Most people want to leave an inheritance to their children and grandchildren.  In some cases, parents may choose to skip a generation and leave money and other assets directly to grandchildren.  Leaving assets to minor children (those under the age of 18) is commonly done by naming them beneficiaries on bank accounts, IRA’s, or other retirement funds, insurance policies, or by designating the grandchildren as beneficiaries in a will.

Pitfalls of Leaving Assets to Minors

Minors not allowed to own assets.  When naming a minor as a beneficiary, it is a guarantee that there will be a court proceeding after you pass away.  The judge will appoint an attorney to represent each minor child named as a beneficiary.  Each lawyer gets paid from the dollar value of the assets going to the child they represent.  Probate court can be a costly and time consuming process and should be avoided whenever possible.
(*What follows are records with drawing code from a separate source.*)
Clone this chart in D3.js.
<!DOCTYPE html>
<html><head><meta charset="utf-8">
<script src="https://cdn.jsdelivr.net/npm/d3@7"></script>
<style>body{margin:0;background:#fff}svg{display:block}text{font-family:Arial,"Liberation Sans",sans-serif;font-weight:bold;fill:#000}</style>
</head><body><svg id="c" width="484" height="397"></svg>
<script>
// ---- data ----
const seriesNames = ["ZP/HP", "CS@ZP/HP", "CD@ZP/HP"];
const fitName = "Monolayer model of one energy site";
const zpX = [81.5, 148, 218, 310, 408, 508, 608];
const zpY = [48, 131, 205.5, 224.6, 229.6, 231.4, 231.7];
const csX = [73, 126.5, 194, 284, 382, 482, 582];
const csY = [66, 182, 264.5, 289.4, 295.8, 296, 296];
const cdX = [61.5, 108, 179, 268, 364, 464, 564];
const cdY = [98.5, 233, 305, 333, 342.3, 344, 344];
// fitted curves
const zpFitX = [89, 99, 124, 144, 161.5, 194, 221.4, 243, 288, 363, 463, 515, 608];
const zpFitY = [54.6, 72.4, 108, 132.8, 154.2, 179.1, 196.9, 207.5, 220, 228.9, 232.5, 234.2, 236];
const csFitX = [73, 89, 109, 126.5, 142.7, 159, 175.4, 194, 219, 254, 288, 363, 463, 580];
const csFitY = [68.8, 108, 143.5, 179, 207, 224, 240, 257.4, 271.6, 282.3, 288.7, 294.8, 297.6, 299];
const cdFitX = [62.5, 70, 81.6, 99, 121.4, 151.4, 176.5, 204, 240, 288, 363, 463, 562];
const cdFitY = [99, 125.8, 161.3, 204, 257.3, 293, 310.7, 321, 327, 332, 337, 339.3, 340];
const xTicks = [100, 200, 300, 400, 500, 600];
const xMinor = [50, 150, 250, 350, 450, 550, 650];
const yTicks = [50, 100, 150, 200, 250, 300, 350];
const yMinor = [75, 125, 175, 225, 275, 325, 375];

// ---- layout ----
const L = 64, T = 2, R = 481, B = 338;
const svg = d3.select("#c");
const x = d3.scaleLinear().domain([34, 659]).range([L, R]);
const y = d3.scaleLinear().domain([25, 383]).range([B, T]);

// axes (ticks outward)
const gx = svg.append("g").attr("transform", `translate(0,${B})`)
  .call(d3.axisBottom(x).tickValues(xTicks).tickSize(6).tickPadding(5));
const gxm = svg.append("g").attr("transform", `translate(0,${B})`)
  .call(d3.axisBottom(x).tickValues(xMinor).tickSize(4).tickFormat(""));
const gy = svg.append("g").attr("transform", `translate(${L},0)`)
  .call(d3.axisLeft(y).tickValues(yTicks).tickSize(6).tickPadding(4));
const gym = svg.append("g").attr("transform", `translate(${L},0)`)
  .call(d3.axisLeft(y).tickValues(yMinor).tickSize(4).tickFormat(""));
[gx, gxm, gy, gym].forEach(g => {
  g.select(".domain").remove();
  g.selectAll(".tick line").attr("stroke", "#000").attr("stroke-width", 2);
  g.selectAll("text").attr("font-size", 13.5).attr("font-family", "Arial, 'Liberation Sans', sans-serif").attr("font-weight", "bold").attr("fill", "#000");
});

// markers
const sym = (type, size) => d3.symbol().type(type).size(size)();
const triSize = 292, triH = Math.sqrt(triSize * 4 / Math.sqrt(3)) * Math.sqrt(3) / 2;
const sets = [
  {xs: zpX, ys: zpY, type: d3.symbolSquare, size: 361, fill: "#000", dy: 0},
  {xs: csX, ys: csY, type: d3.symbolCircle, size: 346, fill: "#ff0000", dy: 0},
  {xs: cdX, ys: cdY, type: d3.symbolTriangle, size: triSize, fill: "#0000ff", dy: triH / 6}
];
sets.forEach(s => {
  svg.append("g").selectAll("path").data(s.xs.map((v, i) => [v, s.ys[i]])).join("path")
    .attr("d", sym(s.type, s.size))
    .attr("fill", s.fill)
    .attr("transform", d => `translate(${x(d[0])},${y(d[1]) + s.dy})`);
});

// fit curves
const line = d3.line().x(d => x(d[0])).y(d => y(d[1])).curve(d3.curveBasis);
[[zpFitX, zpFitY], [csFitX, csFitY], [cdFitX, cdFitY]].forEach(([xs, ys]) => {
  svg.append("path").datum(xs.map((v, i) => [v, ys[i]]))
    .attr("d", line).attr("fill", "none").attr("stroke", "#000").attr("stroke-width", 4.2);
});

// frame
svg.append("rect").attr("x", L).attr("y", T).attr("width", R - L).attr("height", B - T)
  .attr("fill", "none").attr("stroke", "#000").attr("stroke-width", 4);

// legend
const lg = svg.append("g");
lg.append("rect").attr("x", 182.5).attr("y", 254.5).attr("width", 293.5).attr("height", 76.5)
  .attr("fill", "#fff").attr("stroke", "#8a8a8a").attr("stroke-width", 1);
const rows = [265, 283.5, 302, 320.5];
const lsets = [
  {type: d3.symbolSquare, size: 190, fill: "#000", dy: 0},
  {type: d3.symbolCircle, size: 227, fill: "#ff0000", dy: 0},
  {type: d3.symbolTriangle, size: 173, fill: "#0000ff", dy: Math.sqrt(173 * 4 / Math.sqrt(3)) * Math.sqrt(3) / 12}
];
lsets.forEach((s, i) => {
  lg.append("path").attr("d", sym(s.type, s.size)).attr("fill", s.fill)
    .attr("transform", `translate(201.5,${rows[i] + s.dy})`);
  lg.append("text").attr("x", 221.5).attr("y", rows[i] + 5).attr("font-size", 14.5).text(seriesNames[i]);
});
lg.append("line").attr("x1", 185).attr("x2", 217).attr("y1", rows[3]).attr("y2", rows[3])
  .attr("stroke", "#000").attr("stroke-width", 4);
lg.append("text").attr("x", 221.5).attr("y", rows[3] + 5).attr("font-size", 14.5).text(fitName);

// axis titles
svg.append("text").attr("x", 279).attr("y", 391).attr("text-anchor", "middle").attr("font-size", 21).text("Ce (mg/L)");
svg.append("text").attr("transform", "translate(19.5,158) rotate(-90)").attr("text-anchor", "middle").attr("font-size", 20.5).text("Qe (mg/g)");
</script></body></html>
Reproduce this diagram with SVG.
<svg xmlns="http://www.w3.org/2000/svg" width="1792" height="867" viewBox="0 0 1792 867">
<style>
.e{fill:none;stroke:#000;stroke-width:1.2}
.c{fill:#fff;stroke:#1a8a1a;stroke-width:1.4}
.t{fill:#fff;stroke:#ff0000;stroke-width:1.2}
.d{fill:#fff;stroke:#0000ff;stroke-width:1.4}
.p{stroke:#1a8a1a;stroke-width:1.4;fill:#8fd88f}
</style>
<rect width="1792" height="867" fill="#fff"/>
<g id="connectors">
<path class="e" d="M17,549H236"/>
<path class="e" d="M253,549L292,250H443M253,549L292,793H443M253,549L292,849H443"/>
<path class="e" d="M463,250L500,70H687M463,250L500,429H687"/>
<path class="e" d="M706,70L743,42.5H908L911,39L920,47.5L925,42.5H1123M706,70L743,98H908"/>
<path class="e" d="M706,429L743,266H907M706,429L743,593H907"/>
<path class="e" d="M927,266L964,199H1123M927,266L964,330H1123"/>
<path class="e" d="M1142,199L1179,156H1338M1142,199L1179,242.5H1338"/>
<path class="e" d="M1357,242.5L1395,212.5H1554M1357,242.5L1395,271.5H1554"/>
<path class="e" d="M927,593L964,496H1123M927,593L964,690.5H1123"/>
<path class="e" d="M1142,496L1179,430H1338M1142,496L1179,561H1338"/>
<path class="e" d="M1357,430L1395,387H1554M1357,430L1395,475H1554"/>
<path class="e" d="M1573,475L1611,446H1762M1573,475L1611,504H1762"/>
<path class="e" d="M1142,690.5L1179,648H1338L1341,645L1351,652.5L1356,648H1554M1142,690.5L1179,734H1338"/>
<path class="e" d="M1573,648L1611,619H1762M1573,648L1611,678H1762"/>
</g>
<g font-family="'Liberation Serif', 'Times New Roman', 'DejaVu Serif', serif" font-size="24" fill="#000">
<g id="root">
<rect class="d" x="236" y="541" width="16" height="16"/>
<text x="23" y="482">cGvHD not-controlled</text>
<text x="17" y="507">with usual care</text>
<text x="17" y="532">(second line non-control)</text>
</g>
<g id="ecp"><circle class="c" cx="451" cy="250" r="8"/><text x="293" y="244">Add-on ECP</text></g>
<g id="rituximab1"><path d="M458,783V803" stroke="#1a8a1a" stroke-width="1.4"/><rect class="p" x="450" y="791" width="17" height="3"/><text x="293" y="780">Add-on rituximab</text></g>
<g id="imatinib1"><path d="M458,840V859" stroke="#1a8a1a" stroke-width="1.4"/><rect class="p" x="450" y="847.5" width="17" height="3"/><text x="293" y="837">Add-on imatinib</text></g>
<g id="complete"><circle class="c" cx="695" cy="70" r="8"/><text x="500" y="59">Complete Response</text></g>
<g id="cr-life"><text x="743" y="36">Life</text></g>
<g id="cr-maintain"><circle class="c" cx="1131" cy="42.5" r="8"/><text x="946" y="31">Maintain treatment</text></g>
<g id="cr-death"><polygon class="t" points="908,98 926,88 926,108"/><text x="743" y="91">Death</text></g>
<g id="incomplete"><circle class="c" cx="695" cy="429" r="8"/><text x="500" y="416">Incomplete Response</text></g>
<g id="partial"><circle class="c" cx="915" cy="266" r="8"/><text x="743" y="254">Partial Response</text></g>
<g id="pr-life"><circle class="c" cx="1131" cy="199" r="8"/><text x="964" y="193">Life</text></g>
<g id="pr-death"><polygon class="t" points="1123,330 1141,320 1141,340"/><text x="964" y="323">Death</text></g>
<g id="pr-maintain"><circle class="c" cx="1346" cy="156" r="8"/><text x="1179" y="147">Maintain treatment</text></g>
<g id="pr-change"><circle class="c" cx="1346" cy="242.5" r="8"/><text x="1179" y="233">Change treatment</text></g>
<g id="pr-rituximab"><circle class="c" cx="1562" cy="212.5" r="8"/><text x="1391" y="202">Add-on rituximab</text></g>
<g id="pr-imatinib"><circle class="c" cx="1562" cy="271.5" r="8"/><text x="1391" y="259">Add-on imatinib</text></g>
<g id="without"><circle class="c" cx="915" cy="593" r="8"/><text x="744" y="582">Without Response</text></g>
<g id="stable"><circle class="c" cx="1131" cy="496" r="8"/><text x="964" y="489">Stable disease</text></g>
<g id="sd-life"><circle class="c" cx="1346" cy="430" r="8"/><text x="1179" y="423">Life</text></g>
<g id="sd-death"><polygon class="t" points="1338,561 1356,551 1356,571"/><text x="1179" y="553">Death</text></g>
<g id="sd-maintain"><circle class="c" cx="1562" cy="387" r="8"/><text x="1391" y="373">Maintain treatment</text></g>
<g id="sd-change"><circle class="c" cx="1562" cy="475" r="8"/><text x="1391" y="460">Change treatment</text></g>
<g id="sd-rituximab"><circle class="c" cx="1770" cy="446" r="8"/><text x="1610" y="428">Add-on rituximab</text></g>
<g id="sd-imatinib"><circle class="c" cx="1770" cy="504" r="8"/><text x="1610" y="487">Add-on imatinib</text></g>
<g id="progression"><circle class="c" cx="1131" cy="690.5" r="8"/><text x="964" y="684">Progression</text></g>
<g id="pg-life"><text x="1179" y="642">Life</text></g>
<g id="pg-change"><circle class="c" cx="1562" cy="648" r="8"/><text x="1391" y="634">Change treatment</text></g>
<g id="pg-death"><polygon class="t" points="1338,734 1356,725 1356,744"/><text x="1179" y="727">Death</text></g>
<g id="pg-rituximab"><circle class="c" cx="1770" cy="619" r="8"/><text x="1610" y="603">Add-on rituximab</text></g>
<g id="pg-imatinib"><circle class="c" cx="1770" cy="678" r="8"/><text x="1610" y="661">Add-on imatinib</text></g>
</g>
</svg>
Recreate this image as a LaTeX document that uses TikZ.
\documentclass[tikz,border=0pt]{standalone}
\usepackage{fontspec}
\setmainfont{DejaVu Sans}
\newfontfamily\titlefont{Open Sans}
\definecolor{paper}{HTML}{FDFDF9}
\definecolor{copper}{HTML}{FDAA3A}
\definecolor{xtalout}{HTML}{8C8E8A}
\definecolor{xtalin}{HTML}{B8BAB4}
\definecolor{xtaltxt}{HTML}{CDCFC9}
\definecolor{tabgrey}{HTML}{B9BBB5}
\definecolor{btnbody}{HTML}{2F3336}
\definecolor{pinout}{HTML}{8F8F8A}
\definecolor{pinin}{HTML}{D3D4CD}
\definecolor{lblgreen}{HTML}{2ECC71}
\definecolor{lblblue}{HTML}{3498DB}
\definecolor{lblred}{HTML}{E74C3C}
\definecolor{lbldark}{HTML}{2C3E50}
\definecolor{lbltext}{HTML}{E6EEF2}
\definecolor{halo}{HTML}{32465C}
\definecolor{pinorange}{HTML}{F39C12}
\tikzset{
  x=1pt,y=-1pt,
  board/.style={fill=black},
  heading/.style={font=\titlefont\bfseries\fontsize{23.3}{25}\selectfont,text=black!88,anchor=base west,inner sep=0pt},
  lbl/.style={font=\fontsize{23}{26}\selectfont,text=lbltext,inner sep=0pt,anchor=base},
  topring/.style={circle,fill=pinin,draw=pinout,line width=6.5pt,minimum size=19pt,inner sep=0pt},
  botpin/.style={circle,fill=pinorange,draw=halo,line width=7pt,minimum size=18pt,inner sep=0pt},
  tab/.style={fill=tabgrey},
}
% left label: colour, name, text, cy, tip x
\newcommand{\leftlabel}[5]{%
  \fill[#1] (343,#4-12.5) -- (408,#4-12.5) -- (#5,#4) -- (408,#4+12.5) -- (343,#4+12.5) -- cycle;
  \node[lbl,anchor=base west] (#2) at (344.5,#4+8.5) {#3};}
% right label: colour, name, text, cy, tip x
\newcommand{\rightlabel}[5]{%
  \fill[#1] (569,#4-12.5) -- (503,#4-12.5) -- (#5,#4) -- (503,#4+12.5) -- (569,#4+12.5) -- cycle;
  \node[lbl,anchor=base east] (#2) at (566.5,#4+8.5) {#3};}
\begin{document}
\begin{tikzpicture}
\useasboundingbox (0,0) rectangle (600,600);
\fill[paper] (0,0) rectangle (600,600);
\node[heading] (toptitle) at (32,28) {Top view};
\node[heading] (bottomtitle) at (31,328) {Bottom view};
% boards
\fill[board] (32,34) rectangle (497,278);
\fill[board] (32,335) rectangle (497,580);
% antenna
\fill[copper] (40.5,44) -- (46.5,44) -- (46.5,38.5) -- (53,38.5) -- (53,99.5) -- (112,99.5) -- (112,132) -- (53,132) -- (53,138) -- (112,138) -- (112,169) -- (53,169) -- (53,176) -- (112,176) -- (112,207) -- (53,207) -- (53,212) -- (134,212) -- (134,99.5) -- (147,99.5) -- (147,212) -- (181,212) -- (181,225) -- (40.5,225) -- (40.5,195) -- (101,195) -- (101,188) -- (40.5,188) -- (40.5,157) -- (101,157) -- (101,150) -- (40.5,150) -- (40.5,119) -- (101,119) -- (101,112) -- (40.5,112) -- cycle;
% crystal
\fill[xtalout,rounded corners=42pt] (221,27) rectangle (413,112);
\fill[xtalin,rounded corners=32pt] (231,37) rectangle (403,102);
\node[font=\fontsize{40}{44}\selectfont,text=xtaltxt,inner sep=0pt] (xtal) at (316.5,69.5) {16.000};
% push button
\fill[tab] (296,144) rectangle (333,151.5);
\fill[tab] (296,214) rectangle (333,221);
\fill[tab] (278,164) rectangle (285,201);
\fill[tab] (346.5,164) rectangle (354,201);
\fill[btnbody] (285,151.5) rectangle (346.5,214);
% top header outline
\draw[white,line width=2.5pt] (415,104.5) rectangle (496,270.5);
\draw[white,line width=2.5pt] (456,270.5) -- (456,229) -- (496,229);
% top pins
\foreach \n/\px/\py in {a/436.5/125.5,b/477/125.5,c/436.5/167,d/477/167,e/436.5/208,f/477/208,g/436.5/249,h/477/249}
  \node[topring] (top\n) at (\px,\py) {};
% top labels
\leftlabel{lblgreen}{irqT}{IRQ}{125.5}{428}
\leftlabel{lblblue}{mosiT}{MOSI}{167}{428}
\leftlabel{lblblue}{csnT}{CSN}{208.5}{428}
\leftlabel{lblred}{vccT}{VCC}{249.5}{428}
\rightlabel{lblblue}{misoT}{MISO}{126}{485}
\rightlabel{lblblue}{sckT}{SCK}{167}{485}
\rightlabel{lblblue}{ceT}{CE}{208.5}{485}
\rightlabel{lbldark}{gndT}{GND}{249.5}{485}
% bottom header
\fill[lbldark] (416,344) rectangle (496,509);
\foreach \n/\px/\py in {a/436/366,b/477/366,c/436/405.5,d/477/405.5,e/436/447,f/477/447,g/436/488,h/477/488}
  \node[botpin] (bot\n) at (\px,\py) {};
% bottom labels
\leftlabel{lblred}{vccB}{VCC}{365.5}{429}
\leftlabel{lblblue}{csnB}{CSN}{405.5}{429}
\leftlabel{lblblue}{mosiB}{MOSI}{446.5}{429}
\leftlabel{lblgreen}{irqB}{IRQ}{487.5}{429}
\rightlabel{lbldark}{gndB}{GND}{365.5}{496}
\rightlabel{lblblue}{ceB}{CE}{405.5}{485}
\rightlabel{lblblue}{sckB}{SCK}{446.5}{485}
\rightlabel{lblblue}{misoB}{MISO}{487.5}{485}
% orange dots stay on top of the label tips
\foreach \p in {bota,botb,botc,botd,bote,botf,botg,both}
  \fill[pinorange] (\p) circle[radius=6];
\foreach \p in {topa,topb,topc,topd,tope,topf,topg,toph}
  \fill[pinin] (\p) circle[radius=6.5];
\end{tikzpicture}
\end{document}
Then, when the children turn 18, they will receive their inheritance in one lump sum.  A high school senior receiving a check for the size of your estate could be an opportunity to grow up and make dreams a reality, or an opportunity to make less than ideal choices.

Creating a Trust for Minors

The best way to leave money to minor children is by creating a trust, which the minors are beneficiaries of.  Trusts avoid probate and save a lot of time and effort while ensuring your wishes are followed.  When you create a trust, you can spell out certain requirements and provisions that must be met.  For example, instead of releasing one lump sum, you can do it in stages.

When you create the trust, you appoint trustees, who will manage the money for the minor children until they reach an age that you specify – it can be 25 or even 35.  Once the minors are of age, the assets become theirs to spend, or released as per your specifications.  Prior to that, the trustees can be directed to use the trust to pay for education, health care, and other items of support at your choosing.

Even modest estates can benefit from looking into creating a trust.  It’s not the size of your bank account that determines if a trust is useful. Setting up your estate correctly can help to ensure your children & grandchildren receive even more money and assets instead of it going towards probate and legal fees after your death.